In 2016 foot riots began, along with the hijacking of food trucks and the violent looting of stores. Maduro put the delivery of basic foods under the control of defence minister General Vladimir Padrino Lopez. The labour ministry announced that all private and public employers must allow their workers to be reassigned to growing crops.

Though expropriations first targeted land, they soon spread to other sectors. In 2007, for example, the government demanded majority control of projects managed by international oil companies. It also expropriated the assets of the two companies (Exxon Mobil and ConocoPhillips) that refused to acquiesce in this. Chavez justified these takings on the basis that he was ‘returning’ the wealth of Venezuela to the ownership of ‘the people as a whole’.

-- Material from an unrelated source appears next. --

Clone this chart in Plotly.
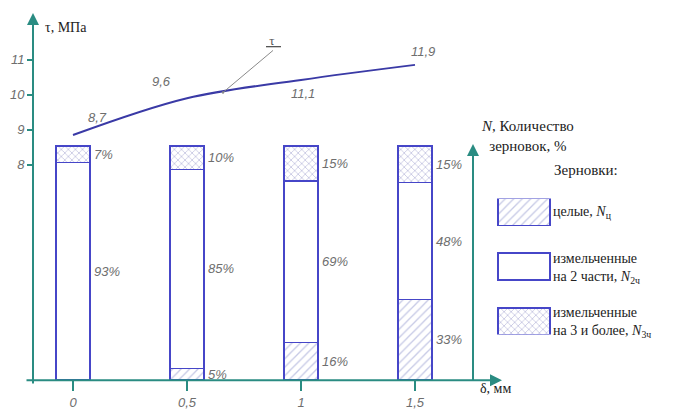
import numpy as np
import plotly.graph_objects as go

# ---------------- data ----------------
delta = [0, 0.5, 1, 1.5]
delta_ticktext = ["0", "0,5", "1", "1,5"]
whole = [0, 5, 16, 33]          # целые, Nц
split2 = [93, 85, 69, 48]       # на 2 части, N2ч
split3 = [7, 10, 15, 15]        # на 3 и более, N3ч
tau = [8.85, 9.9, 10.42, 10.85]
tau_labels = ["8,7", "9,6", "11,1", "11,9"]
tau_ticks = [8, 9, 10, 11]
series_names = [
    "целые, <i>N</i><sub>ц</sub>",
    "измельченные<br>на 2 части, <i>N</i><sub>2ч</sub>",
    "измельченные<br>на 3 и более, <i>N</i><sub>3ч</sub>",
]

# ---------------- style ----------------
OFF = 8                      # default page body margin
W, H = 685 - 2 * OFF, 418 - 2 * OFF
TEAL = "#2a8c82"
BLUE = "#4646c8"
CURVE = "#3a3aa6"
GRAY = "#6e6e6e"
SERIF = "Times New Roman, Liberation Serif, serif"
NUM = "Liberation Sans Narrow, Liberation Sans, sans-serif"
HATCH = "#8d93cc"
XHATCH = "#5c5cac"


def fx(x):   # reference window pixel -> paper x
    return (x - OFF) / W


def fy(y):   # reference window pixel -> paper y
    return 1 - (y - OFF) / H


XPX = 228.0    # pixels per mm of delta
TPX = 35.33    # pixels per MPa
NPX = 2.36     # pixels per percent

patterns = [
    dict(shape="/", fgcolor=HATCH, bgcolor="white", size=6, solidity=0.22),
    dict(shape="", bgcolor="white"),
    dict(shape="x", fgcolor=XHATCH, bgcolor="white", size=5, solidity=0.22),
]

fig = go.Figure()

for vals, pat in zip([whole, split2, split3], patterns):
    fig.add_trace(go.Bar(
        x=delta, y=vals, width=0.15, xaxis="x", yaxis="y2",
        marker=dict(color="white", line=dict(color=BLUE, width=1.5), pattern=pat),
        showlegend=False, hoverinfo="skip",
    ))

fig.add_trace(go.Scatter(
    x=delta, y=tau, mode="lines",
    line=dict(color=CURVE, width=2, shape="spline", smoothing=1.0),
    xaxis="x", yaxis="y", showlegend=False,
))

# legend swatches (separate small axes)
fig.add_trace(go.Bar(
    x=[1, 1, 1], y=[2, 1, 0], orientation="h", width=0.49, xaxis="x3", yaxis="y3",
    marker=dict(
        color="white", line=dict(color=BLUE, width=1.5),
        pattern=dict(shape=["/", "", "x"], fgcolor=[HATCH, HATCH, XHATCH],
                     bgcolor="white", size=[6, 6, 5], solidity=0.22),
    ),
    showlegend=False, hoverinfo="skip",
))

ann = []
# percent labels beside bars
for i, d in enumerate(delta):
    vals = [whole[i], split2[i], split3[i]]
    tot = sum(vals)
    cum = 0
    for v in vals:
        if v > 0:
            mid = (cum + v / 2) / tot * 100
            ann.append(dict(x=d, y=mid, xref="x", yref="y2", text=f"{v}%",
                            showarrow=False, xanchor="left", xshift=19,
                            font=dict(family=NUM, size=13, color=GRAY, style="italic")))
        cum += v

# tau value labels
tau_offsets = [(24, 18), (-26, 17), (2, -14), (8, 13)]
for d, t, lab, (dx, dy) in zip(delta, tau, tau_labels, tau_offsets):
    ann.append(dict(x=d, y=t, xref="x", yref="y", text=lab, showarrow=False,
                    xshift=dx, yshift=dy,
                    font=dict(family=NUM, size=13, color=GRAY, style="italic")))

# leader for tau
lead_x = 0.658
lead_y = float(np.interp(lead_x, delta, tau))
ann.append(dict(x=lead_x, y=lead_y, xref="x", yref="y", text="<u> τ  </u>",
                showarrow=True, ax=50, ay=-42, arrowhead=6, arrowsize=0.6,
                arrowwidth=1, arrowcolor="#8a8a8a", yanchor="bottom",
                font=dict(family=SERIF, size=13, color="#555")))

# axis arrows
arrow = dict(text="", showarrow=True, arrowhead=2, arrowsize=1.2, arrowwidth=2,
             arrowcolor=TEAL, xref="paper", yref="paper", axref="pixel", ayref="pixel")
ann.append(dict(arrow, x=fx(33), y=fy(13), ax=0, ay=372))
ann.append(dict(arrow, x=fx(502), y=fy(383), ax=-477, ay=0))
ann.append(dict(arrow, x=fx(473), y=fy(145), ax=0, ay=238))

txt = dict(xref="paper", yref="paper", showarrow=False)
ann.append(dict(txt, x=fx(43), y=fy(18), text="τ, МПа", xanchor="left",
                font=dict(family=SERIF, size=14, color="#222")))
ann.append(dict(txt, x=fx(478), y=fy(401), text="δ, мм", xanchor="left",
                font=dict(family=SERIF, size=14, color="#222")))
ann.append(dict(txt, x=fx(527), y=fy(117), text="<i>N</i>, Количество<br>зерновок, %",
                xanchor="center", align="center",
                font=dict(family=SERIF, size=15, color="#222")))
ann.append(dict(txt, x=fx(586), y=fy(171), text="Зерновки:", xanchor="center",
                font=dict(family=SERIF, size=15, color="#222")))
for name, yc in zip(series_names, [214, 270, 325]):
    ann.append(dict(txt, x=fx(551), y=fy(yc), text=name, xanchor="left", align="left",
                    yanchor="middle", font=dict(family=SERIF, size=14, color="#222")))

fig.update_layout(
    width=W, height=H, margin=dict(l=0, r=0, t=0, b=0),
    paper_bgcolor="white", plot_bgcolor="white",
    barmode="stack", barnorm="percent",
    annotations=ann,
    xaxis=dict(domain=[fx(33), 1], range=[-40 / XPX, (W + OFF - 73) / XPX], anchor="y",
               tickvals=delta, ticktext=delta_ticktext, ticks="outside", ticklen=10,
               tickwidth=1.5, tickcolor=TEAL, showgrid=False, zeroline=False, showline=False,
               tickfont=dict(family=NUM, size=13, color=GRAY, style="italic")),
    yaxis=dict(domain=[fy(383), 1], range=[8 - 217 / TPX, 8 + (166 - OFF) / TPX], anchor="x",
               tickvals=tau_ticks, ticks="outside", ticklen=5, tickwidth=1.5, tickcolor=TEAL,
               showgrid=False, zeroline=False, showline=False,
               tickfont=dict(family=NUM, size=13, color=GRAY, style="italic")),
    yaxis2=dict(domain=[fy(383), 1], range=[0, (383 - OFF) / NPX], overlaying="y", anchor="x",
                visible=False, showgrid=False, zeroline=False),
    xaxis3=dict(domain=[fx(497), fx(551)], range=[-2, 102], anchor="y3", visible=False),
    yaxis3=dict(domain=[fy(337), fy(200)], range=[-0.245, 2.245], anchor="x3",
                visible=False),
)

fig.write_html("out.html")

In 2008 the government nationalised the cement sector, targeting Switzerland’s Holcim Ltd, France’s LaFarge, and Mexico’s Cemex SAB de CV. In 2009 Chavez closed down a number of small banks for what he said were operational irregularities, but re-opened some as state-run firms. He also vowed to nationalise any bank that failed to meet the government’s lending guidelines or was in financial trouble. In 2009 the mining ministry seized Gold Reserve Inc’s Brisas project, while in 2011 Chavez announced that he was nationalising the gold industry.

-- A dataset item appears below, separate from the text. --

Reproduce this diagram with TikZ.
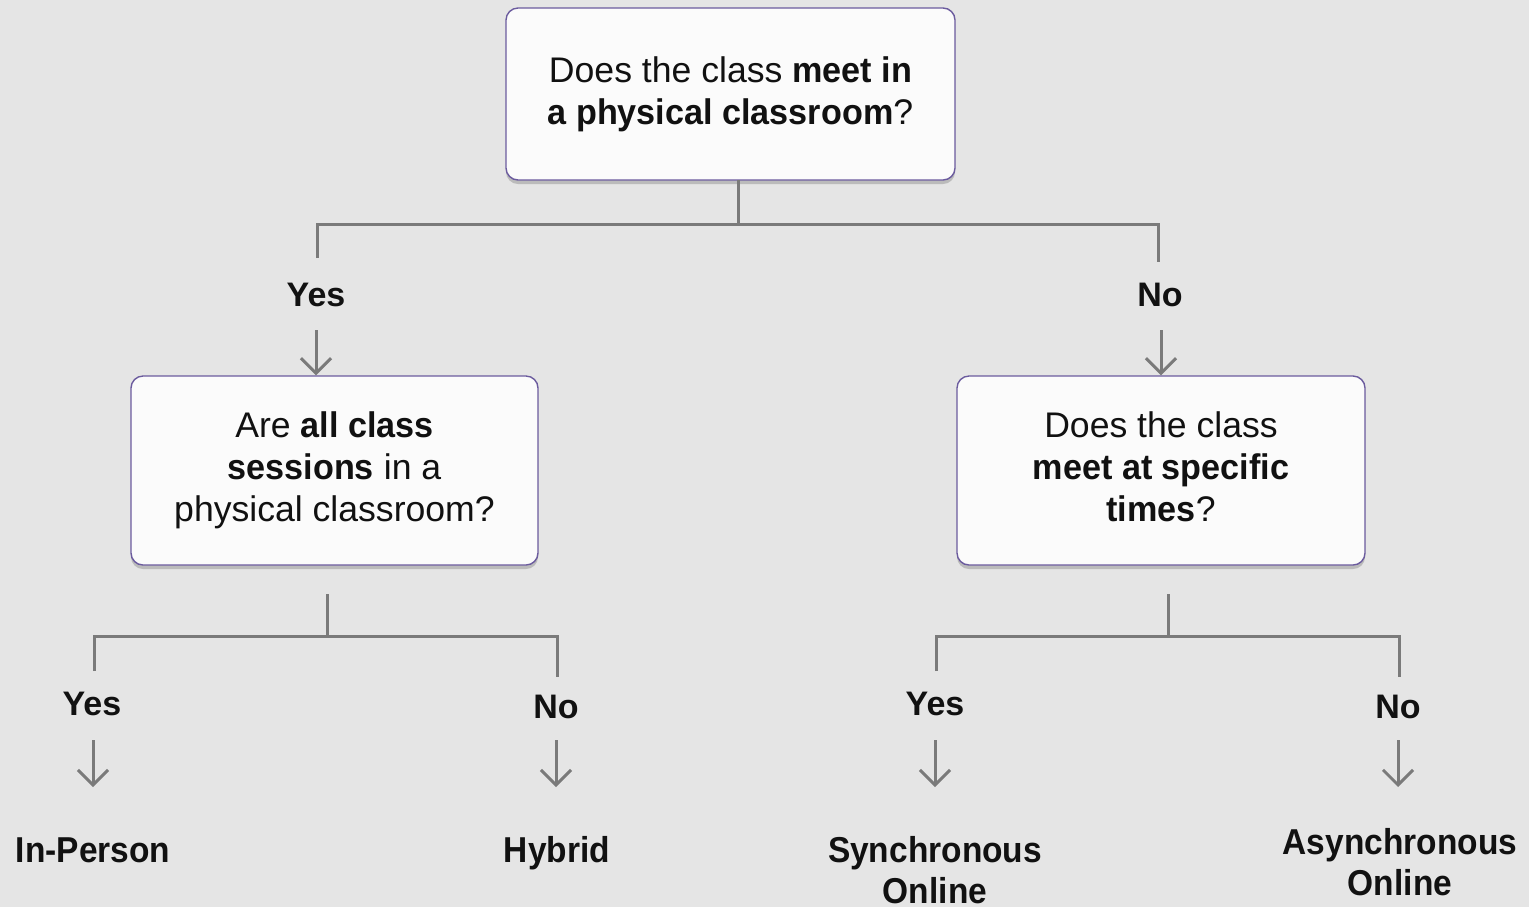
\documentclass[tikz,border=0pt]{standalone}
\usepackage{fontspec}
\setmainfont{Liberation Sans}[BoldFeatures={FakeStretch=0.96}]
\newfontfamily\condbold[FakeStretch=0.93]{Liberation Sans Bold}
\newfontfamily\lblbold{Liberation Sans Bold}
\usetikzlibrary{arrows.meta,shadows}
\definecolor{bgc}{HTML}{E5E5E5}
\definecolor{boxfill}{HTML}{FBFBFB}
\definecolor{boxline}{HTML}{6B5B9E}
\definecolor{linec}{HTML}{7A7A7A}
\definecolor{txt}{HTML}{111111}
\tikzset{
  qbox/.style={draw=boxline, line width=0.7pt, fill=boxfill, rounded corners=6pt,
    align=center, text=txt, font=\fontsize{17.8}{21}\selectfont,
    drop shadow={shadow xshift=0pt, shadow yshift=-2pt, fill=black, opacity=0.18}},
  conn/.style={draw=linec, line width=1.5pt},
  arr/.style={draw=linec, line width=1.5pt, -{Straight Barb[length=7.5pt,width=15pt,line width=1.5pt]}},
  lbl/.style={text=txt, font=\fontsize{17}{21}\selectfont\lblbold, inner sep=0pt},
  leaf/.style={text=txt, font=\fontsize{18}{20.5}\selectfont\condbold, align=center, inner sep=0pt},
}
\begin{document}
\begin{tikzpicture}[x=0.5pt,y=-0.5pt]
\fill[bgc] (0,0) rectangle (1529,907);
\useasboundingbox (0,0) rectangle (1529,907);

% boxes
\node[qbox, minimum width=224.5pt, minimum height=86pt] (top) at (730.5,94)
  {Does the class \textbf{meet in}\\\textbf{a physical classroom}?};
\node[qbox, minimum width=203.5pt, minimum height=94.5pt] (left) at (334.5,470.5)
  {Are \textbf{all class}\\\textbf{sessions} in a\\physical classroom?};
\node[qbox, minimum width=204pt, minimum height=94.5pt] (right) at (1161,470.5)
  {Does the class\\\textbf{meet at specific}\\\textbf{times}?\vphantom{y}};

% level-1 labels
\node[lbl] (yes1) at (316,295) {Yes};
\node[lbl] (no1) at (1160,295) {No};

% level-1 connectors
\coordinate (t0) at (738,180);
\coordinate (t1) at (738,224);
\coordinate (a1) at (317,258);
\coordinate (b1) at (1158,224);
\coordinate (b2) at (1158,262);
\draw[conn] (t0) -- (t1);
\draw[conn] (a1) |- (b1) -- (b2);
\coordinate (ya) at (316,330);
\coordinate (na) at (1161,330);
\draw[arr] (ya) -- (ya |- left.north);
\draw[arr] (na) -- (na |- right.north);

% level-2 left
\node[lbl] (yes2) at (92,704) {Yes};
\node[lbl] (no2) at (556,707) {No};
\coordinate (l0) at (327,594);
\coordinate (l1) at (327,636);
\coordinate (l2) at (94,671);
\coordinate (l3) at (557,636);
\coordinate (l4) at (557,677);
\draw[conn] (l0) -- (l1);
\draw[conn] (l2) |- (l3) -- (l4);

% level-2 right
\node[lbl] (yes3) at (935,704) {Yes};
\node[lbl] (no3) at (1398,707) {No};
\coordinate (r0) at (1168,594);
\coordinate (r1) at (1168,636);
\coordinate (r2) at (936,671);
\coordinate (r3) at (1399,636);
\coordinate (r4) at (1399,677);
\draw[conn] (r0) -- (r1);
\draw[conn] (r2) |- (r3) -- (r4);

% leaves
\node[leaf, anchor=base] (inp) at (93,862) {In-Person};
\node[leaf, anchor=base] (hyb) at (557,862) {Hybrid};
\node[leaf] (syn) at (935,870) {Synchronous\\Online};
\node[leaf] (asy) at (1400,862) {Asynchronous\\Online};

% leaf arrows
\coordinate (e1) at (93,740);  \coordinate (f1) at (93,787);
\coordinate (e2) at (556,740); \coordinate (f2) at (556,787);
\coordinate (e3) at (935,740); \coordinate (f3) at (935,787);
\coordinate (e4) at (1398,740);\coordinate (f4) at (1398,787);
\draw[arr] (e1) -- (f1);
\draw[arr] (e2) -- (f2);
\draw[arr] (e3) -- (f3);
\draw[arr] (e4) -- (f4);
\end{tikzpicture}
\end{document}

The economic consequences have become ever more catastrophic. In the words of Greg Mills and Lyal White of The Brenthurst Foundation, in a May 2018 discussion paper on Venezuela’s Populist Armageddon: “Between 2013 and 2017, Venezuela’s economy contracted by 39%. It is expected to plummet yet further, with a 50% contraction by 2019 at current rates of collapse.

“Although government stopped providing official figures in 2016, monthly inflation reached 100 per cent in February 2018. This will translate into annual rates of inflation of more than 1 000 000 per cent. While government studiously maintains an official exchange rate of 14 Bolivars to the US dollar, the black-market rate, which shopkeepers openly use, is 240 000:1…

“University professors now earn US$6 a month, [as does] a police superintendent with 17 years of experience. It requires an estimated 98 times the official minimum monthly wage of 700 000 Bolivars merely to survive…

“By 2018, total government debt was estimated at US$150bn, more than 100% of GDP. In 2017 the government’s bond default was US$2.5bn. For 2018 it is projected to be US$10bn… Basic water and electricity infrastructure is near collapse, and unemployment is rampant…

“Local industry has been destroyed and virtually everything has to be imported, including food, but the government no longer has the funds to do so… The percentage of the population living in poverty is well over 80%. Extreme poverty has leapt from 24% of the population in 2014 to more than 61% three years later.”

South Africans tempted to believe that the uncompensated expropriation of ‘unproductive’ land will increase prosperity for all (as President Cyril Ramaphosa has suggested) need urgently to reflect on whether they really want to follow in Venezuela’s footsteps.

Dr Anthea Jeffery, Head of Policy Research at the IRR, a think tank which promotes political and economic freedom.


When you know you don't understand you can do something about that. When you don't understand that you don't understand...
 
Sounds like gang warfare becoming more widespread and more deadly. And people still want to holiday there!

'Gunmen have shot dead 11 taxi drivers returning to Johannesburg from the funeral of a colleague in South Africa's east. The drivers, who were members of the Gauteng taxi association, were in a minibus on the R74 when unknown gunmen launched an ambush and opened fire.'

South African cabbies killed by gunmen
 
Taxi wars. Been going on for years between rival groups. Best to avoid any place where the matatus gather as they're a magnet for criminals (many use them to get around and transport stolen goods) as well as drive by shootings when rival taxi associations have a go at each other.

Was a time they were monitored and kept under control, any trouble leading to the cops coming down on them hard. Most yards had low walls you could step over or no fences at all and crime was almost unheard of. That's no longer the case.
 
Meanwhile....

Best ways to explore the Rainbow Nation

Thus fully equipped and with benefit of progressive lefty leaning attitudes, friend of Mrs B and her bloke were trilling away about setting off on a three week tour of SA in November.

Flying to Cape Town, hiring a car and "just doing their own thing"

Bon chance.

They would die at the hands of the "downtrodden" screaming it was all Thatchers fault anyway and that their killers are nice people really.
 
They would die at the hands of the "downtrodden" screaming it was all Thatchers fault anyway and that their killers are nice people really.

Got to say I would find that little other than quite satisfying.

She now "works" in social care having had a upper middle class lefty guilt crisis of epic proportions and jacked her well paid City career to go through all the PC shit that now qualifies her to write grand policy papers.

Did for a while actually have to work in the real shitty end of it and deal with the poor, disadvantaged and scum though.

It was quite challenging. Her equally lefty right on concert event company owning hubby had to lease a shit car for her as she thought her Porche might create the wrong impression.
 
What exactly is wrong about working in social care?

Nothing at all. In fact badly needed.

Going around virtue signalling to your extensive social network, writing grand papers and greasy pole climbing in the lefty academic thought bubble surrounding actual social work isn't.
 
Meanwhile....

Best ways to explore the Rainbow Nation

Thus fully equipped and with benefit of progressive lefty leaning attitudes, friend of Mrs B and her bloke were trilling away about setting off on a three week tour of SA in November.

Flying to Cape Town, hiring a car and "just doing their own thing"

Bon chance.
Tell 'em I can get a good deal on pepper spray.
And if they are in Cape Town, I can meet them for a sitrep.